Sometimes, voters find no right or clean candidate to vote for. In that case, while exercising their right to vote, they have to cast their votes either for NOTA (None of the Above) or the least undeserving/least unacceptable candidate (the all too familiar “lesser evil”). Knowing the fact that NOTA does not hold any electoral value, (i.e., even if the maximum votes are for NOTA, the candidate with maximum vote share will still be the winner), many voters end up casting their vote in favour of the least undeserving candidate, lest their vote should go to waste. (Here, “least undeserving candidate” means the lesser of the evils i.e. best among the worst – good person in a group of bad persons).
Similarly, if the voter believes that the most preferred candidate cannot win, the voter may be tempted to vote for the most favoured viable candidate, as a necessary evil or the lesser of the evils. However, in both the conditions, their vote is blended in with millions of others. There is no way to register their dissatisfaction with the choices the political parties have given them. There is no way to separate those who voted for the lesser of the evils, from those who voted because they actually liked the candidate.
If voters, who are regularly unhappy with the viable candidates, vote for the lesser evil, election after election, their votes will be taken for granted by the political parties.

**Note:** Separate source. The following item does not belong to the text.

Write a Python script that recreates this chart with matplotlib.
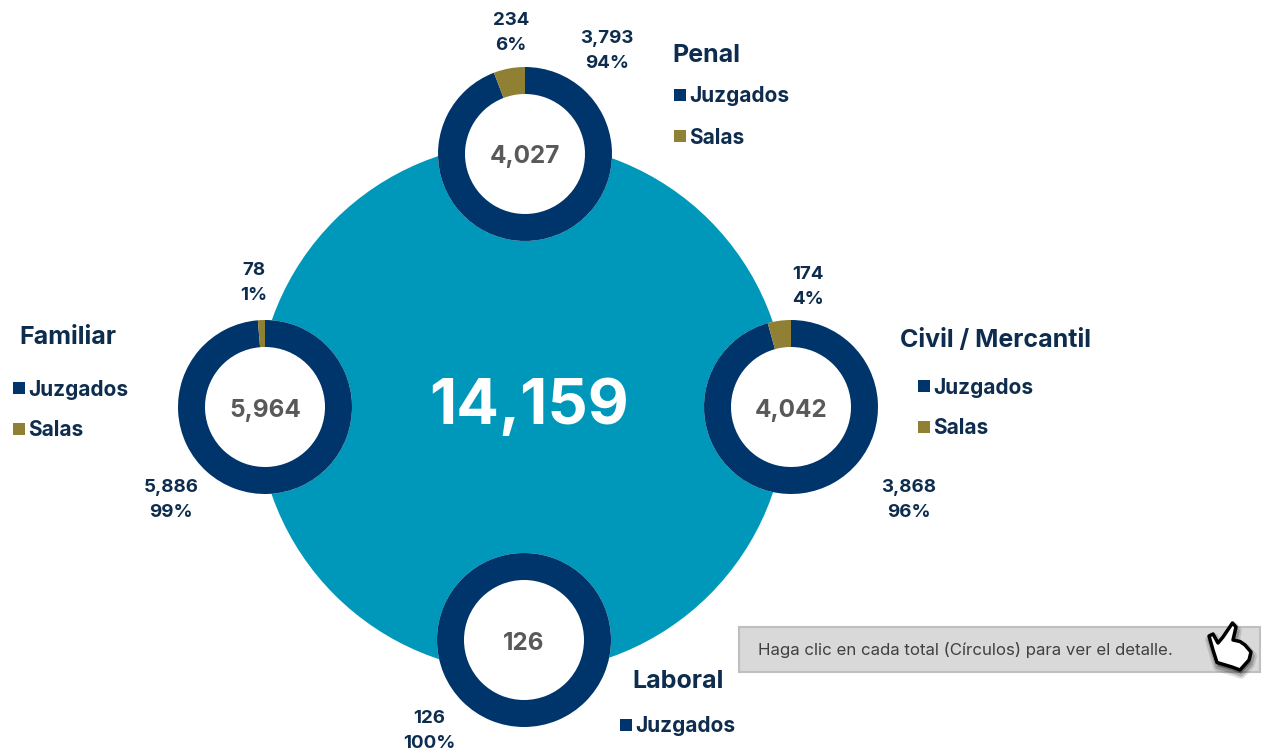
import matplotlib
matplotlib.use('Agg')
import matplotlib.pyplot as plt
from matplotlib.patches import Circle, Rectangle, Polygon

plt.rcParams['font.family'] = ['Inter', 'DejaVu Sans']

W, H = 1266, 755

total = '14,159'
names = ['Penal', 'Civil / Mercantil', 'Familiar', 'Laboral']
totals = ['4,027', '4,042', '5,964', '126']
juzgados = [3793, 3868, 5886, 126]
salas = [234, 174, 78, 0]
juzgados_pct = ['94%', '96%', '99%', '100%']
salas_pct = ['6%', '4%', '1%', '']
note = 'Haga clic en cada total (Círculos) para ver el detalle.'

navy = '#00356B'
gold = '#8F8033'
teal = '#0098BA'
dark = '#0E2C4E'
grey = '#595959'

# centre of each donut, in image pixels
centers = [(525, 154), (791, 407), (265, 407), (524, 640)]
jz_lab = [(607, 51), (909, 500), (171, 500), (429, 731)]
sl_lab = [(511, 33), (808, 287), (254, 283), None]
title_pos = [(672, 55), (900, 341), (19, 338), (632, 681)]
legend_pos = [(674, 95), (918, 386), (13, 388), (620, 725)]


def py(y):
    return H - y


fig = plt.figure(figsize=(W / 100, H / 100), dpi=100)
ax = fig.add_axes([0, 0, 1, 1])

ax.add_patch(Circle((522, py(407.5)), 265, fc=teal, ec='none', zorder=1))
ax.text(529, py(407), total, color='white', fontsize=45.5, fontweight='bold',
        ha='center', va='center', zorder=5)

for i, name in enumerate(names):
    cx, cy = centers[i]
    vals = [juzgados[i], salas[i]] if salas[i] else [juzgados[i]]
    ax.add_patch(Circle((cx, py(cy)), 87, fc='white', ec='none', zorder=1.5))
    wedges, _ = ax.pie(vals, colors=[navy, gold], center=(cx, py(cy)), radius=87,
                       startangle=90, counterclock=False,
                       wedgeprops=dict(width=27, edgecolor='none'))
    for w in wedges:
        w.set_zorder(2)
    ax.text(cx, py(cy + 3), totals[i], color=grey, fontsize=17.5, fontweight='bold',
            ha='center', va='center', zorder=5)

    x, y = jz_lab[i]
    ax.text(x, py(y), f'{juzgados[i]:,}\n{juzgados_pct[i]}', color=dark, fontsize=13.5,
            fontweight='bold', ha='center', va='center', linespacing=1.65)
    if sl_lab[i]:
        x, y = sl_lab[i]
        ax.text(x, py(y), f'{salas[i]:,}\n{salas_pct[i]}', color=dark, fontsize=13.5,
                fontweight='bold', ha='center', va='center', linespacing=1.65)

    x, y = title_pos[i]
    ax.text(x, py(y), name, color=dark, fontsize=18, fontweight='bold', ha='left', va='center')

    x, y = legend_pos[i]
    ax.add_patch(Rectangle((x, py(y + 6)), 12, 12, fc=navy, ec='none'))
    ax.text(x + 15, py(y + 1.5), 'Juzgados', color=dark, fontsize=15, fontweight='bold',
            ha='left', va='center')
    if salas[i]:
        ax.add_patch(Rectangle((x, py(y + 47)), 12, 12, fc=gold, ec='none'))
        ax.text(x + 15, py(y + 42.5), 'Salas', color=dark, fontsize=15, fontweight='bold',
                ha='left', va='center')

# note box
ax.add_patch(Rectangle((739, py(672)), 521, 45, fc='#D9D9D9', ec='#BFBFBF', lw=1.5, zorder=3))
ax.text(758, py(649.5), note, color='#404040', fontsize=12.15, ha='left', va='center', zorder=4)

# hand cursor
hand = [(1232.5, 623), (1236, 627), (1233, 640), (1240, 641.5), (1245, 645), (1251, 652),
        (1249, 660), (1240, 670), (1232, 667), (1217, 662.5), (1213, 650), (1209, 636),
        (1213, 634), (1218, 643), (1223, 637)]
for off, a, lw in [(4, 0.12, 7), (4, 0.2, 4)]:
    ax.add_patch(Polygon([(x + 1, py(y + off)) for x, y in hand], closed=True, fc='black',
                         ec='black', lw=lw, alpha=a, zorder=5, joinstyle='round'))
ax.add_patch(Polygon([(x, py(y)) for x, y in hand], closed=True, fc='white', ec='black',
                     lw=2.5, zorder=6, joinstyle='round'))

ax.set_xlim(0, W)
ax.set_ylim(0, H)
ax.set_aspect('auto')
ax.axis('off')

fig.savefig('out.png', dpi=100, facecolor='white')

There is a need to allow voters full expressivity, and the Election Commission of India is bound to provide an appropriate mechanism in the electronic voting machine (EVM) for the effective exercise of such a right. In the Hon’ble Supreme Court’s ruling, while directing the Election Commission of India to introduce a “None of the Above” button in EVMs, also said, “Democracy is all about choice. This choice can be better expressed by giving the voters an opportunity to verbalize themselves, unreservedly, and by imposing least restrictions on their ability to make such a choice.”
The Election Commission of India should provide an extra red button in the balloting unit of EVM, along with the blue button, against the names of all the contesting candidates. The voter can record his/her vote for the candidate as the “least undeserving candidate”, by pressing the red button, next to the candidate’s name.
Alternatively, the Election Commission of India could provide a separate panel, printed with “Least Undeserving Candidate”, on the ballot paper below NOTA. This ballot paper shall be affixed on the ballot unit of the EVM. The voter could then record his vote for the candidate, as the “least undeserving candidate”, by pressing the button next to that option; within seven seconds of pressing the button next to the candidate, he considers as the least undeserving.
“Least Undeserving Candidate” votes should be counted and indicated in the final result chart. The value of the vote given to “Least Undeserving Candidate” should be the same, like that of the value of the general vote. Total votes received by the candidate will be the sum of general votes and “Least Undeserving Candidate” votes. I believe the “Least Undeserving Candidate” option will ensure maximum participation of the public in the election. People not satisfied with the candidates will have a reason to go to the election booth and register their dissatisfaction. And looking at the figures of “Least Undeserving Candidate”, political parties and candidates will be able to understand where they stand in the eyes of the public.